Group size: 8 – 40 people
Level of physical activity: High
Estimated time: 15-20 minutes
Resources: One 50-piece puzzle and 4 small bags per group of four people.
Participants enjoy this activity because it engages them in cooperation quickly. Use it at any time to make a point about interdependence, the necessity of having everyone’s input, or the importance of regular communication.
1. Divide the pieces from each puzzle into four small bags.
2. Put one complete puzzle divided up into four bags on each table.
3. Organize participants into groups of four
4. Tell each participant to take a bag.
5. Explain that they are going to put a puzzle together with their table mates, but they have to follow your instructions closely.
- a) For the first 2 minutes, they should begin putting the puzzle pieces together by alternating turns. One person should put down a piece, and then the next person should down a piece, and so one. They should do this without talking or touching one another’s pieces.
- b) When the leader indicated that 2 minutes have passed, they should continue taking turns putting down pieces in silence, but they may begin touching one another’s pieces. Continue for 2 minutes.
- c) Finally, they will have 5 minutes to finish putting the puzzle together in any way they would like. Talking will be permitted during the last 5 minutes.
6. Begin the activity and monitor its timing by letting the group know when the first 2-minute period and second 2-minute period are up.
7. After the final 5 minutes, stop the puzzle making.
8. Ask participants for observations and insights they gained from the activity.

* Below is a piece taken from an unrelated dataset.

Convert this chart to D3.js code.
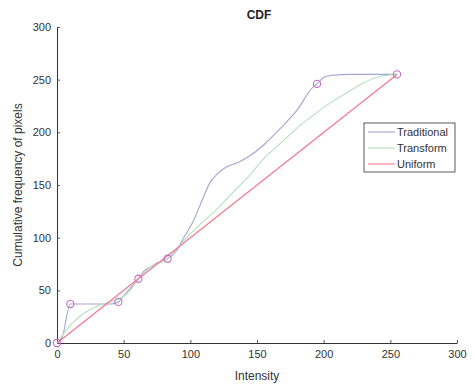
<!DOCTYPE html>
<html>
<head>
<meta charset="utf-8">
<script src="https://cdn.jsdelivr.net/npm/d3@7"></script>
<style>
  body { margin: 0; background: #fff; }
  text { font-family: "Liberation Sans", Arial, sans-serif; fill: #333; }
</style>
</head>
<body>
<div id="vis"></div>
<script>
const WIDTH = 475;
const HEIGHT = 390;

// data ---------------------------------------------------------------
const TICKS = [0, 50, 100, 150, 200, 250, 300];
const SERIES = ["Traditional", "Transform", "Uniform"];
const COLORS = ["#a2a6d0", "#b6dfbe", "#f27a92"];

const traditional = [
  [0, 0], [4, 6], [10, 37], [20, 37], [30, 37], [40, 37], [46, 39], [50, 45], [55, 52],
  [61, 61], [65, 68], [70, 72], [75, 76], [83, 80], [90, 88], [95, 100],
  [102, 115], [109, 136], [115, 153], [120, 160], [127, 167], [135, 171],
  [145, 178], [155, 188], [167, 203], [180, 221], [192, 243], [195, 246],
  [200, 252], [205, 254], [220, 255], [240, 255], [255, 255]
];
const transform = [
  [0, 0], [10, 17], [20, 28], [30, 35], [37, 38], [45, 41], [55, 50], [61, 61],
  [70, 72], [83, 80], [95, 97], [105, 110], [120, 127], [132, 143], [145, 160],
  [155, 175], [168, 190], [180, 204], [193, 217], [205, 228], [218, 238],
  [230, 247], [242, 253], [255, 255]
];
const uniform = [[0, 0], [255, 255]];
const markers = [[0, 0], [10, 37], [46, 39], [61, 61], [83, 80], [195, 246], [255, 255]];

// chart --------------------------------------------------------------
const SVG = d3.select("#vis").append("svg")
    .attr("width", WIDTH).attr("height", HEIGHT);

const x = d3.scaleLinear().domain([0, 300]).range([57, 457]);
const y = d3.scaleLinear().domain([0, 300]).range([343, 27]);

const xAxis = SVG.append("g")
    .attr("transform", `translate(0,${y(0)})`)
    .call(d3.axisBottom(x).tickValues(TICKS).tickSizeInner(-3).tickSizeOuter(0).tickPadding(7));
const yAxis = SVG.append("g")
    .attr("transform", `translate(${x(0)},0)`)
    .call(d3.axisLeft(y).tickValues(TICKS).tickSizeInner(-3).tickSizeOuter(0).tickPadding(6));

[xAxis, yAxis].forEach(g => {
  g.select(".domain").attr("stroke", "#333");
  g.selectAll(".tick line").attr("stroke", "#555");
  g.selectAll(".tick text").attr("font-size", 11).attr("fill", "#333");
});

const line = d3.line().x(d => x(d[0])).y(d => y(d[1])).curve(d3.curveMonotoneX);

[traditional, transform, uniform].forEach((s, i) => {
  SVG.append("path")
      .datum(s)
      .attr("fill", "none")
      .attr("stroke", COLORS[i])
      .attr("stroke-width", i === 2 ? 1.3 : 1.1)
      .attr("d", line);
});

SVG.append("g").selectAll("circle")
    .data(markers)
    .join("circle")
    .attr("cx", d => x(d[0]))
    .attr("cy", d => y(d[1]))
    .attr("r", 3.6)
    .attr("fill", "none")
    .attr("stroke", "#c26ec4")
    .attr("stroke-width", 1.1);

// titles
SVG.append("text")
    .attr("x", 259).attr("y", 19)
    .attr("text-anchor", "middle")
    .attr("font-size", 12).attr("font-weight", "bold")
    .style("fill", "#222")
    .text("CDF");

SVG.append("text")
    .attr("x", 257).attr("y", 380)
    .attr("text-anchor", "middle")
    .attr("font-size", 12)
    .text("Intensity");

SVG.append("text")
    .attr("transform", `translate(22,${(y(0) + y(300)) / 2}) rotate(-90)`)
    .attr("text-anchor", "middle")
    .attr("font-size", 12)
    .text("Cumulative frequency of pixels");

// legend
const legend = SVG.append("g");
legend.append("rect")
    .attr("x", 364).attr("y", 123).attr("width", 91).attr("height", 49)
    .attr("fill", "#fff").attr("stroke", "#333").attr("stroke-width", 0.8);

SERIES.forEach((name, i) => {
  const ly = 132 + i * 16;
  legend.append("line")
      .attr("x1", 368).attr("x2", 395).attr("y1", ly).attr("y2", ly)
      .attr("stroke", COLORS[i]).attr("stroke-width", 1.1);
  legend.append("text")
      .attr("x", 397).attr("y", ly + 4)
      .attr("font-size", 11)
      .text(name);
});
</script>
</body>
</html>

After asking for participant insights, include these points if they’ve been left out:
- We often do our own thing in isolation, without involving others whose pieces need to fit with ours.
- We often use only one mode of communications to get something done.
- When we involve one another, using all of the pieces and communicating in many different ways, we have a greater change for successful completion of a project.
Choose puzzles that have messages or picture that relate in some way to the content of the program if possible.